Today`s Japan has a government debt that is nearly 2.4 times of its GDP. But only 10 percent of the debt is in the hands of foreigners, with the rest purchased by Japanese citizens. Japanese government issues bonds to bring together the savings of Japanese companies and people, and then spends the money to sustain the steady economic operation. This is seen by Chinese economist Li Yang as reasonable deficit and debt. These policies accord with Japan`s reality and have worked out well.
Despite the sizable debt of Japanese government, the Japanese people hold enormous financial assets. The country also has foreign exchange reserve of over $1 trillion, net foreign assets and profits from long-term trade and overseas investment.

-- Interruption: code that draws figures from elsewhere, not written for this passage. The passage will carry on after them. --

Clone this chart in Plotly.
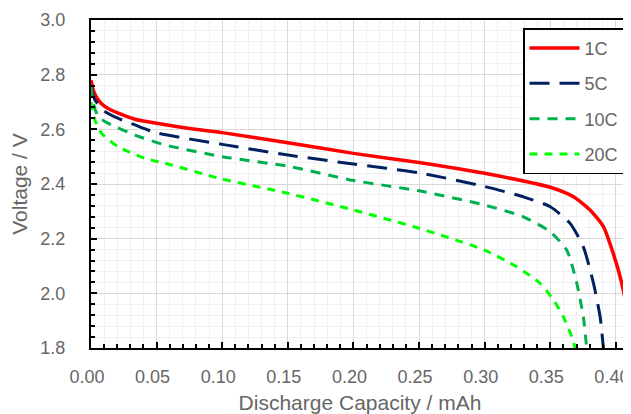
import plotly.graph_objects as go

cap_1c = [0, 0.002, 0.0056, 0.0107, 0.0208, 0.0335, 0.05, 0.075, 0.10, 0.15, 0.20, 0.25,
          0.30, 0.35, 0.3677, 0.3803, 0.3905, 0.398, 0.4045, 0.4096, 0.4116, 0.415]
v_1c = [2.78, 2.74, 2.707, 2.683, 2.659, 2.637, 2.622, 2.603, 2.588, 2.551, 2.512, 2.479,
        2.439, 2.388, 2.353, 2.305, 2.244, 2.146, 2.037, 1.914, 1.86, 1.75]

cap_5c = [0, 0.001, 0.003, 0.0107, 0.0208, 0.0335, 0.05, 0.10, 0.15, 0.20, 0.25, 0.30,
          0.3295, 0.35, 0.3651, 0.3752, 0.3829, 0.388, 0.3905, 0.392]
v_5c = [2.762, 2.735, 2.707, 2.665, 2.64, 2.616, 2.587, 2.545, 2.506, 2.473, 2.441, 2.391,
        2.353, 2.317, 2.256, 2.17, 2.037, 1.914, 1.80, 1.74]

cap_10c = [0, 0.0018, 0.0056, 0.0132, 0.0335, 0.0564, 0.10, 0.15, 0.20, 0.25, 0.30,
           0.3295, 0.35, 0.3626, 0.3702, 0.3752, 0.3778, 0.380]
v_10c = [2.756, 2.695, 2.646, 2.622, 2.579, 2.543, 2.50, 2.465, 2.413, 2.375, 2.323,
         2.28, 2.225, 2.158, 2.037, 1.914, 1.80, 1.72]

cap_20c = [0, 0.003, 0.0081, 0.0208, 0.041, 0.0564, 0.10, 0.15, 0.20, 0.25, 0.30,
           0.3245, 0.3422, 0.3524, 0.36, 0.3664, 0.3689, 0.371]
v_20c = [2.70, 2.634, 2.585, 2.536, 2.494, 2.476, 2.418, 2.366, 2.305, 2.238, 2.158,
         2.097, 2.037, 1.976, 1.914, 1.841, 1.80, 1.75]

names = ["1C", "5C", "10C", "20C"]
colors = ["#ff0000", "#002060", "#00b050", "#00ff00"]
dashes = ["solid", "20px,10px", "10px,8px", "8px,7px"]
widths = [3.5, 3, 3, 3]

fig = go.Figure()
for name, xs, ys, c, d, w in zip(names, [cap_1c, cap_5c, cap_10c, cap_20c],
                                 [v_1c, v_5c, v_10c, v_20c], colors, dashes, widths):
    fig.add_trace(go.Scatter(x=xs, y=ys, mode="lines", name=name, legendgroup=name,
                             line=dict(color=c, dash=d, width=w, shape="spline", smoothing=0.6)))

axis_common = dict(
    showline=True, linecolor="black", linewidth=2, mirror=True,
    ticks="inside", ticklen=6, tickcolor="black", tickwidth=1.5,
    showgrid=True, gridcolor="#d9d9d9", gridwidth=1,
    zeroline=False, automargin=False, ticklabeloverflow="allow",
    tickfont=dict(size=18, color="#666666"),
)

fig.update_xaxes(range=[0, 0.41], dtick=0.05, tick0=0, tickformat=".2f",
                 title_text="Discharge Capacity / mAh", ticklabelstandoff=11,
                 ticklabelshift=-4, title_standoff=10,
                 title_font=dict(size=21, color="#666666"),
                 minor=dict(dtick=0.01, ticks="inside", ticklen=4, tickcolor="black",
                            showgrid=True, gridcolor="#f0f0f0", gridwidth=1),
                 **axis_common)
fig.update_yaxes(range=[1.8, 3.0], dtick=0.2, tick0=1.8, tickformat=".1f",
                 title_text="Voltage / V", ticklabelstandoff=20, title_standoff=8,
                 title_font=dict(size=21, color="#666666"),
                 minor=dict(dtick=0.04, ticks="inside", ticklen=4, tickcolor="black",
                            showgrid=True, gridcolor="#f0f0f0", gridwidth=1),
                 **axis_common)

fig.update_layout(
    width=623, height=406,
    margin=dict(l=83, r=2, t=12, b=66, autoexpand=False),
    paper_bgcolor="white", plot_bgcolor="white",
    font=dict(family="Liberation Sans, Arial, sans-serif", color="#666666"),
    legend=dict(x=0.803, y=0.975, xanchor="left", yanchor="top",
                bgcolor="white", bordercolor="black", borderwidth=1.5,
                font=dict(size=18, color="#666666"),
                itemwidth=50, tracegroupgap=9),
    showlegend=True,
)

fig.write_html("out.html")
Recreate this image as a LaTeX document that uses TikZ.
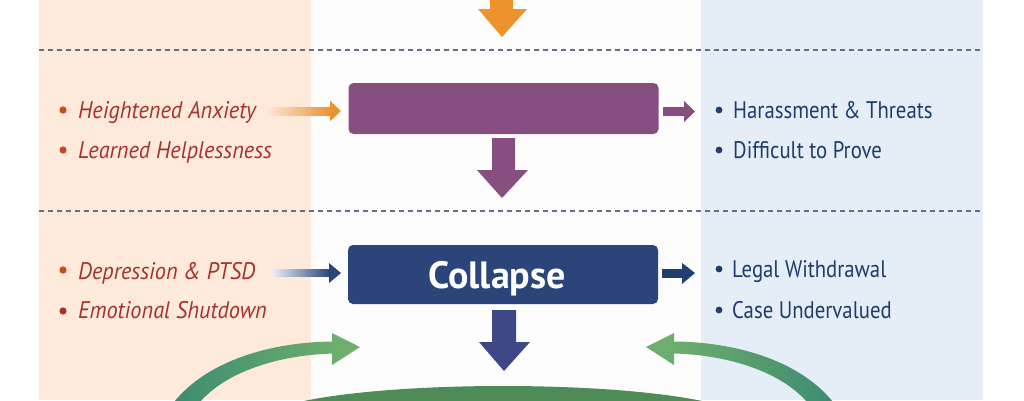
\documentclass[tikz,border=0pt]{standalone}
\usepackage{fontspec}
\setmainfont{PT Sans}
\newfontfamily\leftfont[FakeStretch=0.93]{PT Sans}
\newfontfamily\rightfont[FakeStretch=0.865]{PT Sans}
\usetikzlibrary{shapes.geometric}
\definecolor{peach}{HTML}{FDEADB}
\definecolor{paleblue}{HTML}{E5EDF6}
\definecolor{bgwhite}{HTML}{FDFDFD}
\definecolor{dashcol}{HTML}{5F7183}
\definecolor{orangeA}{HTML}{EE922E}
\definecolor{purpleA}{HTML}{874E80}
\definecolor{navyA}{HTML}{2B4479}
\definecolor{navyB}{HTML}{3E4886}
\definecolor{navyArrow}{HTML}{1F3F6E}
\definecolor{redtext}{HTML}{A8322A}
\definecolor{redbullet}{HTML}{C84A1C}
\definecolor{bluetext}{HTML}{1F3C6A}
\definecolor{greenDark}{HTML}{3C8C72}
\definecolor{greenLight}{HTML}{6DAD6D}
\definecolor{greenEll}{HTML}{4E8B57}
\begin{document}
\begin{tikzpicture}[x=1pt,y=-1pt,
  lefttext/.style={anchor=base west,inner sep=0pt,text=redtext,font=\leftfont\fontsize{24}{28}\selectfont\itshape},
  righttext/.style={anchor=base west,inner sep=0pt,text=bluetext,font=\rightfont\fontsize{24}{28}\selectfont},
  stagebox/.style={rounded corners=5pt,minimum width=310pt,inner sep=0pt,draw=none},
  sepline/.style={dashcol,line width=1.1pt,dash pattern=on 5pt off 4pt}]
\useasboundingbox (0,0) rectangle (1024,400);
\fill[white] (0,0) rectangle (1024,400);
\fill[bgwhite] (39,0) rectangle (983,400);
\fill[peach] (39,0) rectangle (311,400);
\fill[paleblue] (701,0) rectangle (983,400);
% separators
\draw[sepline] (39,50) -- (983,50);
\draw[sepline] (39,211) -- (983,211);
% top orange arrow
\fill[orangeA] (490,-2) -- (513,-2) -- (513,9) -- (527,9) -- (502,37) -- (478,9) -- (490,9) -- cycle;
% stage boxes
\node[stagebox,fill=purpleA,minimum height=51pt] (box1) at (503.5,108.5) {};
\node[stagebox,fill=navyA,minimum height=59pt,text=white,
  font=\fontsize{38}{42}\selectfont\bfseries,text height=27pt,text depth=0pt] (box2) at (503,274.5) {Collapse\hspace*{12pt}};
% down arrows
\fill[purpleA] (492,138) -- (515,138) -- (515,170) -- (528,170) -- (502,198) -- (477,170) -- (492,170) -- cycle;
\fill[navyB] (492,310) -- (516,310) -- (516,342) -- (530,342) -- (504,371) -- (479,342) -- (492,342) -- cycle;
% left texts row 1
\fill[redbullet] (63,110) circle (3.6pt);
\fill[redbullet] (63,150) circle (3.6pt);
\node[lefttext] (l1) at (78,118) {Heightened Anxiety};
\node[lefttext] (l2) at (78,158) {Learned Helplessness};
% left texts row 2
\fill[redbullet] (63,270) circle (3.6pt);
\fill[redtext] (63,311) circle (3.6pt);
\node[lefttext] (l3) at (78,279) {Depression \& PTSD};
\node[lefttext] (l4) at (78,318) {Emotional Shutdown};
% right texts
\fill[bluetext] (719,110) circle (3.4pt);
\fill[bluetext] (719,150) circle (3.4pt);
\node[righttext] (r1) at (733,118) {Harassment \& Threats};
\node[righttext] (r2) at (733,158) {Difficult to Prove};
\fill[bluetext] (719,269) circle (3.4pt);
\fill[bluetext] (719,310) circle (3.4pt);
\node[righttext] (r3) at (732,277.5) {Legal Withdrawal};
\node[righttext] (r4) at (732,318) {Case Undervalued};
% left gradient arrows
\shade[left color=peach,right color=orangeA] (265,107) rectangle (331,115);
\fill[orangeA] (330,100.7) -- (341,111) -- (330,121.3) -- cycle;
\shade[left color=paleblue,right color=navyA] (273,269.3) rectangle (330,276.5);
\fill[navyA] (329,263) -- (341,273) -- (329,283) -- cycle;
% right arrows
\fill[purpleA] (663,107) rectangle (684,116);
\fill[purpleA] (684,101) -- (695,111.5) -- (684,122) -- cycle;
\fill[navyArrow] (662,269) rectangle (682,277.7);
\fill[navyArrow] (682,263) -- (695,273) -- (682,284) -- cycle;
% green ellipse
\fill[greenEll] (503,420) ellipse [x radius=240pt,y radius=34pt];
% green curved arrows
\shade[left color=greenDark,right color=greenLight]
  (174,402) .. controls (208,360) and (272,342) .. (333,341.5)
  -- (333,353.5) .. controls (278,355) and (226,372) .. (200,402) -- cycle;
\fill[greenLight] (332,333) -- (360,347) -- (332,365) -- cycle;
\shade[right color=greenDark,left color=greenLight]
  (833,402) .. controls (799,360) and (735,342) .. (674,341.5)
  -- (674,353.5) .. controls (729,355) and (781,372) .. (807,402) -- cycle;
\fill[greenLight] (674,333) -- (646,347) -- (674,365) -- cycle;
\end{tikzpicture}
\end{document}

The overseas investment and profits of Japanese companies have been growing. In 2015, Japanese firms` overseas mergers and acquisitions in total exceeded 10 trillion yen ($93 billion) for the first time, a record high. The Japanese model won`t break down in the foreseeable future.
China needs to pay attention to three aspects of Japan`s experiences. First of all, Japan has built a stable social security system based on long-term accumulation of wealth, which has been able to maintain a basic living for vulnerable populations in the event of crisis. Besides, Japanese government`s measures take into account the tradition of savings in East Asian culture and the Japanese public`s trust in the country. The gains from government-issued bonds are stringently monitored to ensure high transparency and form a virtuous cycle.
Japanese companies have adapted to economic slowdown swiftly and adjust themselves to reduce excessive capacity and secure sufficient input in research and development. Hence they continue to stand at the forefront of global manufacturing.
It`s true that the disproportionately high debt of government remains a potential problem for Japan`s future development. It`s tough for Japan to rely on the overseas profits by Japanese companies and meanwhile ensure enough income for the public to continue buying bonds.
Even so, Japan is likely to retain its position as an economic heavyweight in the world in the next two decades, as it has for the past 20 years. This deserves careful study, especially since China`s total debt load has reached 237 percent of its GDP, according to data from the Bank for International Settlements.
The author is a senior fellow with the Chongyang Institute for Financial Studies at Renmin University of China.